# Requirements
Begin with the first line below and retype each line exactly through the line containing "99.6, 99.6, 99.6, 99.6]". Any pictures are to be left out.

# Information supplied
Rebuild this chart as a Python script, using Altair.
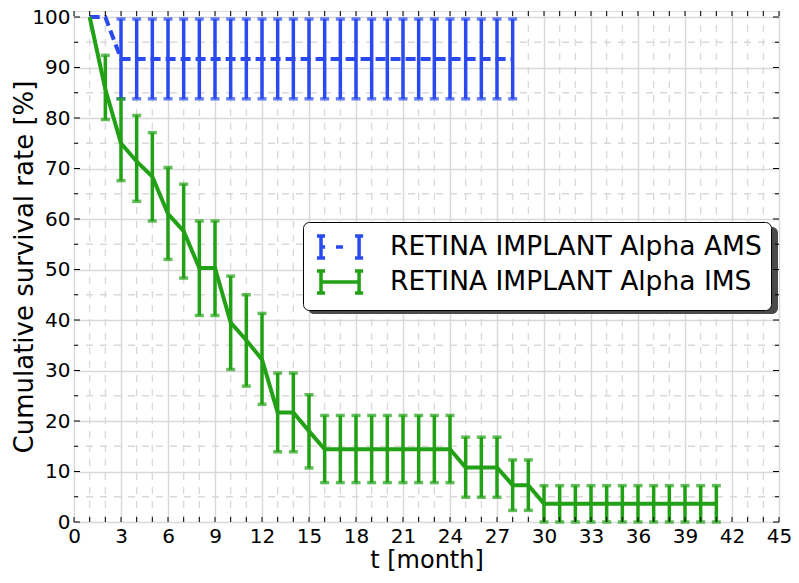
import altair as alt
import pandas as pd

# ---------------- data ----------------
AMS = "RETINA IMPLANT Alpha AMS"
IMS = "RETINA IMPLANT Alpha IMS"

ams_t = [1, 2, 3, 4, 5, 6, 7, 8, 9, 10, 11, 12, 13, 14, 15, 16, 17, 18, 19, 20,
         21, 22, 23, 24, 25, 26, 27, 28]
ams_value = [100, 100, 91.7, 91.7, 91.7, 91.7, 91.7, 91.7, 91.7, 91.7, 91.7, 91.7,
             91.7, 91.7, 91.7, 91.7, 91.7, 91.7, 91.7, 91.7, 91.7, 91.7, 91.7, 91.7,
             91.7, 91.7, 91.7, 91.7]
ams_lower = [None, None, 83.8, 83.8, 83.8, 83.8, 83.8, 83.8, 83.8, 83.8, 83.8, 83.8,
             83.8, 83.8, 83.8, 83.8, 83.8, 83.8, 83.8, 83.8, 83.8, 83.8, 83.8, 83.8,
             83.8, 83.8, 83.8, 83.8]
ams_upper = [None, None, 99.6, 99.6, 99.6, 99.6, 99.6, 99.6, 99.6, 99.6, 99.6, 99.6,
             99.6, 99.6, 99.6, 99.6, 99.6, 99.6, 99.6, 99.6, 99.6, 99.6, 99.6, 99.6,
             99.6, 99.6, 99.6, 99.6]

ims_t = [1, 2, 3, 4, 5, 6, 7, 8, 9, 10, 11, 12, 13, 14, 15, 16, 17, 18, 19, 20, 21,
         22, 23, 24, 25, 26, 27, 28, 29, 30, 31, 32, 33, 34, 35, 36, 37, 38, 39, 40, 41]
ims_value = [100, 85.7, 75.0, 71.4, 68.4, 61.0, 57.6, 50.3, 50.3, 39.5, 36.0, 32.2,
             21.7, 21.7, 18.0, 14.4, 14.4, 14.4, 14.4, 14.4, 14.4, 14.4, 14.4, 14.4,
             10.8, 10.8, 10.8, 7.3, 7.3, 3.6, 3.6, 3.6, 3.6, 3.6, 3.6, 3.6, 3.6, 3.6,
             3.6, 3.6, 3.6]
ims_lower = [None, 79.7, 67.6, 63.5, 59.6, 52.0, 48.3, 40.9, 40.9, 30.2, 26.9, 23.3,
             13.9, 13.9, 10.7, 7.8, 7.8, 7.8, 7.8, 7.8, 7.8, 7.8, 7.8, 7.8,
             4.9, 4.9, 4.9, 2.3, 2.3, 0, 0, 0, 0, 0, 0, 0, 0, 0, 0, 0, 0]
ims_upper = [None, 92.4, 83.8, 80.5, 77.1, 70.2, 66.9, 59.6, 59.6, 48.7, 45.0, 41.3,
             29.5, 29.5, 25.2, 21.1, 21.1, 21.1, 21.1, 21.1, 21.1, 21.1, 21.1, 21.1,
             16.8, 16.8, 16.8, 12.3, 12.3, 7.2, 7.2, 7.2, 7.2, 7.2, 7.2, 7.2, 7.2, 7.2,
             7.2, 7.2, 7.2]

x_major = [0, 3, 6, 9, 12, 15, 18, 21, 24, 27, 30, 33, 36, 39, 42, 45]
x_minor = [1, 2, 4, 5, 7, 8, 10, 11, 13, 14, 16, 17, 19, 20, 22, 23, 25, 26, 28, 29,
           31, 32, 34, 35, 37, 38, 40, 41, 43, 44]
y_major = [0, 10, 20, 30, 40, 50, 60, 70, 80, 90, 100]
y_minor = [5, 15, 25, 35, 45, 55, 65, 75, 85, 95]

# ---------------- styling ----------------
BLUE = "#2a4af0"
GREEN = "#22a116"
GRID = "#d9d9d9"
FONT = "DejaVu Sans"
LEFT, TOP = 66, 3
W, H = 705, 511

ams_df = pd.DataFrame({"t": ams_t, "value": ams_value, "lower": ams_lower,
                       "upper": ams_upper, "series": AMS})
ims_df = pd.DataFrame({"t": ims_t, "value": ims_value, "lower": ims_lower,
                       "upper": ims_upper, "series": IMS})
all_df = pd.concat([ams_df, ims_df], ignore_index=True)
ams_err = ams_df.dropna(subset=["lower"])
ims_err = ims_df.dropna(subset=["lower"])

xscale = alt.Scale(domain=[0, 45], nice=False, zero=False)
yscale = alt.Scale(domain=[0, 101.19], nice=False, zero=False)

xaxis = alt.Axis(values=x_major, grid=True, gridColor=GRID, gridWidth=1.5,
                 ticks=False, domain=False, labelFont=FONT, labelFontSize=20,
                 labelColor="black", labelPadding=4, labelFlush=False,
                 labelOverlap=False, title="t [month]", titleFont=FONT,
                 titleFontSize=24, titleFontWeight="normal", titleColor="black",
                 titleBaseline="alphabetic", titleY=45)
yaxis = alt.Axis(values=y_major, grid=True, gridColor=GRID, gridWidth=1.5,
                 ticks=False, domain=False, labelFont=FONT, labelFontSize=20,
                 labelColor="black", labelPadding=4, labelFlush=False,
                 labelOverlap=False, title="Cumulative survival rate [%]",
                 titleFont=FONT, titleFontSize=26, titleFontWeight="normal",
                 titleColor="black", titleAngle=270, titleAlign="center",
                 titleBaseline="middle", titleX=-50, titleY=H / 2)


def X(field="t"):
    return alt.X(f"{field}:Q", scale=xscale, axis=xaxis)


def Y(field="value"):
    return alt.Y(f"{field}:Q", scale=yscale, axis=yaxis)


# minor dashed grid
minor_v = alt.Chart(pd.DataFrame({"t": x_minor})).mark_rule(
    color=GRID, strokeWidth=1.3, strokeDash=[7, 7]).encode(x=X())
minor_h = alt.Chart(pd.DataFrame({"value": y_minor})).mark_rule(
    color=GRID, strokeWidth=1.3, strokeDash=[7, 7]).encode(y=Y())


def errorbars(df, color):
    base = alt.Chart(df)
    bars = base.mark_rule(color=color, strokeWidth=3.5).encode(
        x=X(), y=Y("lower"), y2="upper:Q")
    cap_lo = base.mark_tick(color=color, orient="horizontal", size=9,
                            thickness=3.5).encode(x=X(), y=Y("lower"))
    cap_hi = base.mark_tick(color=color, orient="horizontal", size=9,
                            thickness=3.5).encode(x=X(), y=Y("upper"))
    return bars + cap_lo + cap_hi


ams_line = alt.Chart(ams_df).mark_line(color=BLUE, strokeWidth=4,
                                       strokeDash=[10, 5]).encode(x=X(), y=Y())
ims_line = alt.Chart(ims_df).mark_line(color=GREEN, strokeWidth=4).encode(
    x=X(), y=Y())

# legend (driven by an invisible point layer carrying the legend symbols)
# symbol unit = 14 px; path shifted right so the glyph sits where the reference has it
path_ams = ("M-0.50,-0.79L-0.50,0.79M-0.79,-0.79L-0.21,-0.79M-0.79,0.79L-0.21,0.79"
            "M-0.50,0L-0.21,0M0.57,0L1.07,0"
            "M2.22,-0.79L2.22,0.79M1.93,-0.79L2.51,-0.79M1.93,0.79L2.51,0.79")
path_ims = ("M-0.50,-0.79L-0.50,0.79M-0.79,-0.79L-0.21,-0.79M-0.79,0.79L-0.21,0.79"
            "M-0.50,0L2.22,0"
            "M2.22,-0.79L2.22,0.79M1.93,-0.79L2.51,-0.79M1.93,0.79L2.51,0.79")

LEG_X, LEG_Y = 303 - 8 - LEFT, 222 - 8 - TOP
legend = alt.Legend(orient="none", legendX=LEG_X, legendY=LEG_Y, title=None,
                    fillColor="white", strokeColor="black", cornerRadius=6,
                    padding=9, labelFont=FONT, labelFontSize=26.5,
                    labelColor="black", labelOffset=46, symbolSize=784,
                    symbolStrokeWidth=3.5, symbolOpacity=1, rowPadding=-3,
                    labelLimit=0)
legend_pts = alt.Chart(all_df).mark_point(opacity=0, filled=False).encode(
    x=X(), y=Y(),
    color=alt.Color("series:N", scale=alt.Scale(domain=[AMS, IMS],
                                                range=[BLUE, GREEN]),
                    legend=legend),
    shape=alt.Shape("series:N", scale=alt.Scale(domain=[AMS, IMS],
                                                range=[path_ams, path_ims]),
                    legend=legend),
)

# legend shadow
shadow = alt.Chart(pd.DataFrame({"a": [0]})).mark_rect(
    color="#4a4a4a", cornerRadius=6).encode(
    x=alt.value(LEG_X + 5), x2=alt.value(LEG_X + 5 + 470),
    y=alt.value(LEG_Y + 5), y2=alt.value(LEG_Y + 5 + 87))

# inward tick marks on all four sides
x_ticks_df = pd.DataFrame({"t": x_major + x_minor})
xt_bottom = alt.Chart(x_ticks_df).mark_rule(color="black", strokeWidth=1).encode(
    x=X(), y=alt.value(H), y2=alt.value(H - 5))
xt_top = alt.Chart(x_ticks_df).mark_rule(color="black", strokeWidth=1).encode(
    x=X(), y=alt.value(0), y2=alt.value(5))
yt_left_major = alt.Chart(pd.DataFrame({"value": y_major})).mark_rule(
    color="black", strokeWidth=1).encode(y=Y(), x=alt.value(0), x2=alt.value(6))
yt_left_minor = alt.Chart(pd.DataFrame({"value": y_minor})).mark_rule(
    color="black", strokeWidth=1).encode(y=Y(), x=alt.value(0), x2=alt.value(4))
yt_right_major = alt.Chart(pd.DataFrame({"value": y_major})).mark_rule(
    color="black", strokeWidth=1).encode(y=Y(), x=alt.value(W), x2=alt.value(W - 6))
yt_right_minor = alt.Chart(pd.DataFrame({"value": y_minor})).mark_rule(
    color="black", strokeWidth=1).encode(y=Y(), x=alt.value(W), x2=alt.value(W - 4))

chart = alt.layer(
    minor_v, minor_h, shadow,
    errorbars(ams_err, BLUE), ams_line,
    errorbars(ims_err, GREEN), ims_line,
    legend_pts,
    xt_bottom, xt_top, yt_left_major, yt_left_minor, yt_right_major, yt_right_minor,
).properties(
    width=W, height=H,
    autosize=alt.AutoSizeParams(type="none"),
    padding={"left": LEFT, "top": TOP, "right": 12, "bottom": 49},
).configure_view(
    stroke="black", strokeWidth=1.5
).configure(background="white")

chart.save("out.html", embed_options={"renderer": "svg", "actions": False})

# Solution to the exercise
Rebuild this chart as a Python script, using Altair.
import altair as alt
import pandas as pd

# ---------------- data ----------------
AMS = "RETINA IMPLANT Alpha AMS"
IMS = "RETINA IMPLANT Alpha IMS"

ams_t = [1, 2, 3, 4, 5, 6, 7, 8, 9, 10, 11, 12, 13, 14, 15, 16, 17, 18, 19, 20,
         21, 22, 23, 24, 25, 26, 27, 28]
ams_value = [100, 100, 91.7, 91.7, 91.7, 91.7, 91.7, 91.7, 91.7, 91.7, 91.7, 91.7,
             91.7, 91.7, 91.7, 91.7, 91.7, 91.7, 91.7, 91.7, 91.7, 91.7, 91.7, 91.7,
             91.7, 91.7, 91.7, 91.7]
ams_lower = [None, None, 83.8, 83.8, 83.8, 83.8, 83.8, 83.8, 83.8, 83.8, 83.8, 83.8,
             83.8, 83.8, 83.8, 83.8, 83.8, 83.8, 83.8, 83.8, 83.8, 83.8, 83.8, 83.8,
             83.8, 83.8, 83.8, 83.8]
ams_upper = [None, None, 99.6, 99.6, 99.6, 99.6, 99.6, 99.6, 99.6, 99.6, 99.6, 99.6,
             99.6, 99.6, 99.6, 99.6, 99.6, 99.6, 99.6, 99.6, 99.6, 99.6, 99.6, 99.6,
             99.6, 99.6, 99.6, 99.6]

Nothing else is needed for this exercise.